Hi & Welcome! This site is really a way for me to handle the stress and organize my thoughts about my 1 1/2 year old reactive dog Oreo. Here is the background:
We got her off of Craigslist from 2 people who lived nearby. We arrived to the house in a not so great area of a city nearby. The people and house looked questionable, but the picture of the dog was so cute and the chance to help a dog was luring.
The people told us she was a West Highland Terrier/King Chargles Spaniel Mix. I had a Westie for 19 years from 2nd grade on when I was a kid, and I thought Great! When arriving, she was curled up near a heater on the floor, I picked her up-how precious and cute. She looked unique. The woman told us she got her from a special breeder (yea…right…in thinking back she was probably stolen or who knows what).

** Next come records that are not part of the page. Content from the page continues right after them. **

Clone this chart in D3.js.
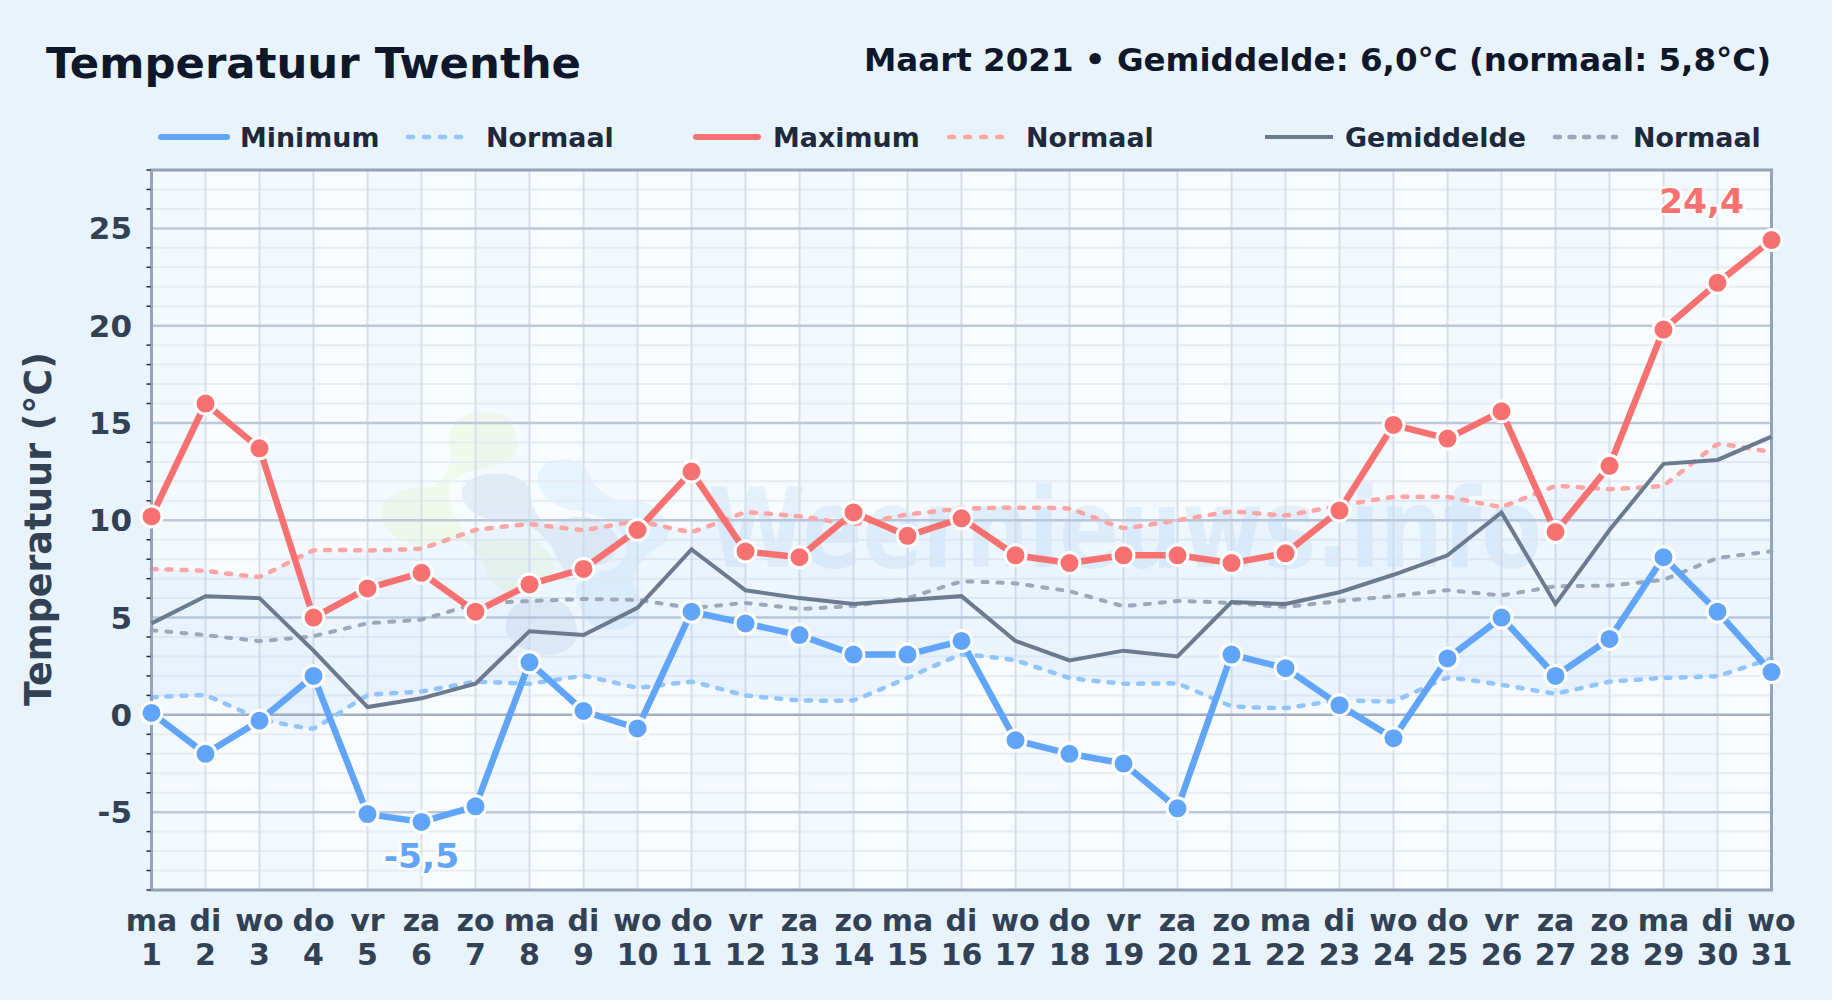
<!DOCTYPE html>
<html lang="nl"><head><meta charset="utf-8"><title>Temperatuur Twenthe</title>
<script src="https://cdn.jsdelivr.net/npm/d3@7/dist/d3.min.js"></script>
<style>html,body{margin:0;padding:0;background:#e8f3fc}svg{display:block}text{font-family:"DejaVu Sans",sans-serif;font-weight:700}</style>
</head><body><svg id="c" width="1832" height="1000"></svg>
<script>
const weekdays=["ma","di","wo","do","vr","za","zo","ma","di","wo","do","vr","za","zo","ma","di","wo","do","vr","za","zo","ma","di","wo","do","vr","za","zo","ma","di","wo"];
const days=d3.range(1,32);
const minimum=[0.1,-2.0,-0.3,2.0,-5.1,-5.5,-4.7,2.7,0.2,-0.7,5.3,4.7,4.1,3.1,3.1,3.8,-1.3,-2.0,-2.5,-4.8,3.1,2.4,0.5,-1.2,2.9,5.0,2.0,3.9,8.1,5.3,2.2];
const maximum=[10.2,16.0,13.7,5.0,6.5,7.3,5.3,6.7,7.5,9.5,12.5,8.4,8.1,10.4,9.2,10.1,8.2,7.8,8.2,8.2,7.8,8.3,10.5,14.9,14.2,15.6,9.4,12.8,19.8,22.2,24.4];
const gemiddelde=[4.7,6.1,6.0,3.3,0.4,0.85,1.6,4.3,4.1,5.5,8.5,6.4,6.0,5.7,5.9,6.1,3.8,2.8,3.3,3.0,5.8,5.7,6.3,7.2,8.2,10.4,5.7,9.5,12.9,13.1,14.3];
const normaalMin=[0.9,1.0,-0.2,-0.7,1.0,1.2,1.7,1.6,2.0,1.4,1.7,1.0,0.75,0.75,1.9,3.1,2.8,1.9,1.6,1.6,0.45,0.35,0.75,0.7,1.9,1.55,1.1,1.7,1.9,2.0,2.9];
const normaalMax=[7.5,7.4,7.1,8.45,8.45,8.55,9.5,9.8,9.5,9.95,9.4,10.4,10.2,9.8,10.3,10.6,10.65,10.6,9.6,10.0,10.45,10.25,10.75,11.2,11.2,10.7,11.75,11.6,11.8,13.9,13.5];
const normaalGem=[4.35,4.1,3.8,4.05,4.7,4.9,5.7,5.85,5.95,5.9,5.5,5.75,5.45,5.6,6.0,6.85,6.75,6.35,5.6,5.85,5.75,5.55,5.85,6.1,6.4,6.15,6.6,6.65,6.95,8.05,8.4];
const majorTicks=[-5,0,5,10,15,20,25];
const minorTicks=d3.range(-9,29).filter(v=>v%5!==0);
const legendLabels=["Minimum","Normaal","Maximum","Normaal","Gemiddelde","Normaal"];

const L=151.5,R=1771.5,T=170,B=890;
const svg=d3.select("#c");
const x=d3.scaleLinear().domain([1,31]).range([L,R]);
const y=d3.scaleLinear().domain([-9,28]).range([B,T]);
const defs=svg.append("defs");
const g1=defs.append("linearGradient").attr("id","band").attr("x1",0).attr("x2",0).attr("y1",0).attr("y2",1);
g1.append("stop").attr("offset",0).attr("stop-color","#60a5fa").attr("stop-opacity",.05);
g1.append("stop").attr("offset",1).attr("stop-color","#60a5fa").attr("stop-opacity",.09);

svg.append("rect").attr("width",1832).attr("height",1000).attr("fill","#e8f3fc");
svg.append("rect").attr("x",L).attr("y",T).attr("width",R-L).attr("height",B-T).attr("fill","#f8fcff");
svg.append("g").selectAll("rect").data(days.slice(0,30).filter(d=>d%2===1)).join("rect")
  .attr("x",d=>x(d)).attr("y",T).attr("width",x(2)-x(1)).attr("height",B-T).attr("fill","#dbe7f5").attr("opacity",.13);

// watermark logo
const wm=svg.append("g").attr("transform","translate(370,400) scale(0.3333)");
const blob=d3.line().curve(d3.curveCatmullRomClosed.alpha(.5));
const logo=[
 ["#bef264",.12,[[240,90],[290,45],[400,45],[440,110],[430,170],[350,205],[300,215],[250,240],[240,300],[270,370],[310,420],[400,415],[500,425],[550,490],[530,550],[480,570],[400,570],[360,540],[330,470],[270,420],[180,440],[90,420],[35,360],[40,310],[100,270],[200,250],[240,190]]],
 ["#6f9bc8",.14,[[275,270],[320,230],[420,225],[475,260],[490,320],[530,370],[620,350],[700,370],[745,420],[720,480],[670,500],[590,520],[570,490],[530,420],[460,370],[370,360],[300,330]]],
 ["#6f9bc8",.14,[[410,660],[430,620],[500,600],[580,610],[610,650],[620,710],[590,750],[520,765],[450,740],[410,700]]],
 ["#8fcdf8",.17,[[505,220],[540,185],[610,180],[650,210],[680,260],[740,300],[830,310],[890,370],[890,420],[850,450],[810,490],[790,530],[810,620],[790,670],[720,690],[660,670],[630,620],[620,560],[670,520],[740,500],[770,440],[730,370],[660,340],[570,320],[510,270]]]
];
logo.forEach(b=>wm.append("path").attr("fill",b[0]).attr("opacity",b[1]).attr("d",blob(b[2])));
svg.append("text").attr("x",708).attr("y",567).attr("font-size",110).attr("textLength",834).attr("lengthAdjust","spacingAndGlyphs").attr("fill","#5aa5e6").attr("opacity",.12).text("Weernieuws.info");

// grid
const gGrid=svg.append("g");
gGrid.selectAll(".mn").data(minorTicks).join("line").attr("class","mn").attr("x1",L).attr("x2",R).attr("y1",d=>y(d)).attr("y2",d=>y(d)).attr("stroke","#e6ecf3").attr("stroke-width",2);
gGrid.selectAll(".v").data(days).join("line").attr("class","v").attr("x1",d=>x(d)).attr("x2",d=>x(d)).attr("y1",T).attr("y2",B).attr("stroke","#d8e0ea").attr("stroke-width",2);
gGrid.selectAll(".mj").data(majorTicks).join("line").attr("class","mj").attr("x1",L).attr("x2",R).attr("y1",d=>y(d)).attr("y2",d=>y(d)).attr("stroke",d=>d===0?"#a3afc0":"#bcc8d9").attr("stroke-width",2.5);

// band
const smooth=d3.curveCardinal.tension(.75);
svg.append("path").datum(days).attr("fill","url(#band)")
 .attr("d",d3.area().curve(smooth).x(d=>x(d)).y0(d=>y(normaalMin[d-1])).y1(d=>y(normaalMax[d-1])));

const ln=vals=>d3.line().x((d,i)=>x(i+1)).y(d=>y(d))(vals);
const lnS=vals=>d3.line().curve(smooth).x((d,i)=>x(i+1)).y(d=>y(d))(vals);
const dashed=[[normaalMin,"#93c5fd",4.5],[normaalMax,"#fca5a5",4.5],[normaalGem,"#9aa8ba",4]];
svg.append("g").selectAll("path").data(dashed).join("path").attr("d",d=>lnS(d[0])).attr("fill","none").attr("stroke",d=>d[1]).attr("stroke-width",d=>d[2]).attr("stroke-dasharray","5 10").attr("stroke-linecap","round");

// frame & axes
svg.append("rect").attr("x",L).attr("y",T).attr("width",R-L).attr("height",B-T).attr("fill","none").attr("stroke","#94a3b8").attr("stroke-width",3);
svg.append("g").selectAll("line").data(minorTicks).join("line").attr("x1",L-5).attr("x2",L-1).attr("y1",d=>y(d)).attr("y2",d=>y(d)).attr("stroke","#1e293b").attr("stroke-width",1.5);

// series
svg.append("path").attr("d",ln(gemiddelde)).attr("fill","none").attr("stroke","#6b7a8f").attr("stroke-width",4);
const solid=[[minimum,"#60a5fa"],[maximum,"#f87171"]];
solid.forEach(([vals,col])=>{
  svg.append("path").attr("d",ln(vals)).attr("fill","none").attr("stroke",col).attr("stroke-width",6.5).attr("stroke-linejoin","round");
  svg.append("g").selectAll("circle").data(vals).join("circle").attr("cx",(d,i)=>x(i+1)).attr("cy",d=>y(d)).attr("r",10.5).attr("fill",col).attr("stroke","#fff").attr("stroke-width",3);
});

// text
const txt=(xx,yy,s,size,fill,anchor)=>svg.append("text").attr("x",xx).attr("y",yy).attr("font-size",size).attr("fill",fill).attr("text-anchor",anchor||"start").text(s);
txt(46,78,"Temperatuur Twenthe",43.4,"#0f172a");
txt(1771,71,"Maart 2021 • Gemiddelde: 6,0°C (normaal: 5,8°C)",32.5,"#0f172a","end");
svg.append("g").selectAll("text").data(majorTicks).join("text").attr("x",132).attr("y",d=>y(d)+11).attr("text-anchor","end").attr("font-size",31).attr("fill","#334155").text(d=>d);
svg.append("text").attr("transform","translate(51,529) rotate(-90)").attr("text-anchor","middle").attr("font-size",36.4).attr("fill","#334155").text("Temperatuur (°C)");
svg.append("g").selectAll("text").data(days).join("text").attr("x",d=>x(d)).attr("y",931).attr("text-anchor","middle").attr("font-size",30).attr("fill","#334155").text(d=>weekdays[d-1]);
svg.append("g").selectAll("text").data(days).join("text").attr("x",d=>x(d)).attr("y",965).attr("text-anchor","middle").attr("font-size",30).attr("fill","#334155").text(d=>d);

// legend
const lg=[[161,227,240,"#60a5fa",6,null],[408,462,486,"#93c5fd",4.5,"5 11"],[696,758,773,"#f87171",6,null],[949,1003,1026,"#fca5a5",4.5,"5 11"],[1265,1333,1345,"#6b7a8f",4,null],[1555,1616,1633,"#9aa8ba",4.5,"5 9.5"]];
lg.forEach((d,i)=>{
  svg.append("line").attr("x1",d[0]).attr("x2",d[1]).attr("y1",137).attr("y2",137).attr("stroke",d[3]).attr("stroke-width",d[4]).attr("stroke-linecap",i===4?"butt":"round").attr("stroke-dasharray",d[5]);
  txt(d[2],147,legendLabels[i],26.9,"#1e293b");
});

// extremes
const ext=(xx,yy,s,fill)=>svg.append("text").attr("x",xx).attr("y",yy).attr("text-anchor","middle").attr("font-size",34.5).attr("fill",fill).attr("stroke","#fff").attr("stroke-width",5).attr("paint-order","stroke").attr("stroke-opacity",.85).text(s);
ext(x(30)-16,213,d3.format(".1f")(d3.max(maximum)).replace(".",","),"#f87171");
ext(x(6),868,d3.format(".1f")(d3.min(minimum)).replace(".",",").replace("−","-"),"#60a5fa");
</script></body></html>
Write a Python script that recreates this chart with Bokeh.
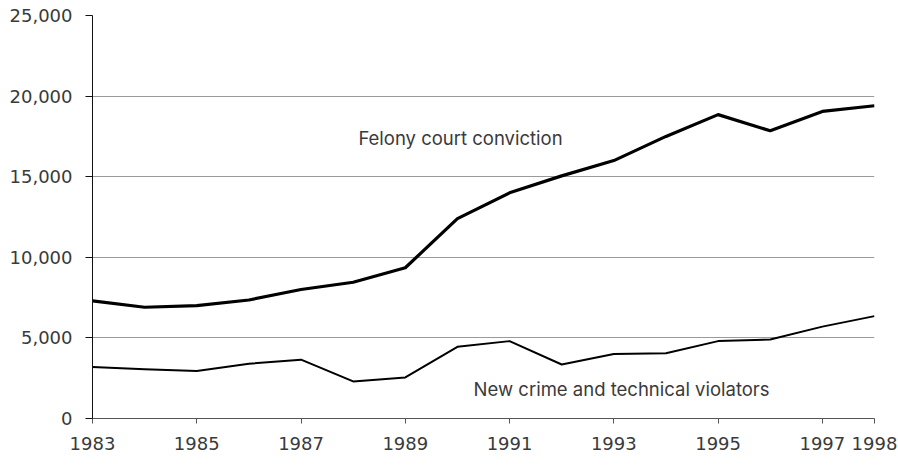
from bokeh.plotting import figure
from bokeh.models import Range1d, FixedTicker, NumeralTickFormatter, Label
from bokeh.embed import file_html
from bokeh.resources import INLINE

years = list(range(1983, 1999))
felony = [7300, 6900, 7000, 7350, 8000, 8450, 9350, 12400, 14000, 15050, 16000, 17500, 18850, 17850, 19050, 19400]
new_crime = [3200, 3050, 2950, 3400, 3650, 2300, 2550, 4450, 4800, 3350, 4000, 4050, 4800, 4900, 5700, 6350]
x_ticks = [1983, 1985, 1987, 1989, 1991, 1993, 1995, 1997, 1998]
y_ticks = [0, 5000, 10000, 15000, 20000, 25000]
label_felony = "Felony court conviction"
label_new = "New crime and technical violators"

TICK_FONT = "DejaVu Sans"
LABEL_FONT = "Inter"
TXT = "#3a3a3a"

p = figure(width=898, height=465, output_backend="svg", toolbar_location=None,
           x_range=Range1d(1983, 1998), y_range=Range1d(0, 25000),
           min_border_left=92, min_border_right=24, min_border_top=15, min_border_bottom=47)
p.outline_line_color = None
p.background_fill_color = "white"

p.xgrid.grid_line_color = None
p.ygrid.grid_line_color = "#9a9a9a"
p.ygrid.grid_line_width = 1
p.ygrid.ticker = FixedTicker(ticks=y_ticks)

p.xaxis.ticker = FixedTicker(ticks=x_ticks)
p.yaxis.ticker = FixedTicker(ticks=y_ticks)
p.yaxis.formatter = NumeralTickFormatter(format="0,0")
p.xaxis.formatter = NumeralTickFormatter(format="0")

for ax in (p.xaxis, p.yaxis):
    ax.major_label_text_font = TICK_FONT
    ax.major_label_text_font_size = "18px"
    ax.major_label_text_font_style = "normal"
    ax.major_label_text_color = TXT
    ax.minor_tick_line_color = None
    ax.major_tick_in = 0

p.xaxis.axis_line_color = "#555555"
p.xaxis.major_tick_line_color = "#555555"
p.xaxis.major_tick_out = 5
p.xaxis.major_label_standoff = 13
p.yaxis.axis_line_color = "#111111"
p.yaxis.major_tick_line_color = "#111111"
p.yaxis.major_tick_out = 7
p.yaxis.major_label_standoff = 13

p.line(years, felony, line_color="black", line_width=3.2, line_join="round")
p.line(years, new_crime, line_color="black", line_width=2, line_join="round")

p.add_layout(Label(x=1988.1, y=17370, text=label_felony, text_font=LABEL_FONT, text_font_size="18.5px",
                   text_color=TXT, text_baseline="middle", text_align="left"))
p.add_layout(Label(x=1990.31, y=1860, text=label_new, text_font=LABEL_FONT, text_font_size="18.5px",
                   text_color=TXT, text_baseline="middle", text_align="left"))

open("out.html", "w").write(file_html(p, INLINE))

In retrospect, the dog is in fact a mix of 5 types of dogs…none which are Westie or Spaniel. Go figure.
We got her around 10 weeks (at least that is what we were told). We suspect she was taken way too early from her mother and littermates. She did not have proper socialization and lacks important skills she should’ve learned from her littermaters. For example, she would continually jump on other dogs to play even if they snap at her, she does not know when to stop (this has since changed, since now she is afraid of dogs after she herself was attacked, but that story will come later).
Do I look back and say. “Hmm, maybe we should’ve known she would be reactive and got a dog from a breeder?” Yea, sometimes I think that, but if we didn’t take her where would she end up? Would she have ended up with people so loving? People who understand what a reactive dog is and how to handle it, and train her (or try?)? Sometimes dogs from breeders don’t always end up the way they are advertised too. I love my dog and am willing to do lots to help her, and her story will be shared on here.
**Note, she was NOT fear reactive to dogs until she was attacked, we did see fear with men and crowds of people.
That’s all for now, I will go further into her reactivity and her life and our life (my husband and I), living with a reactive dog.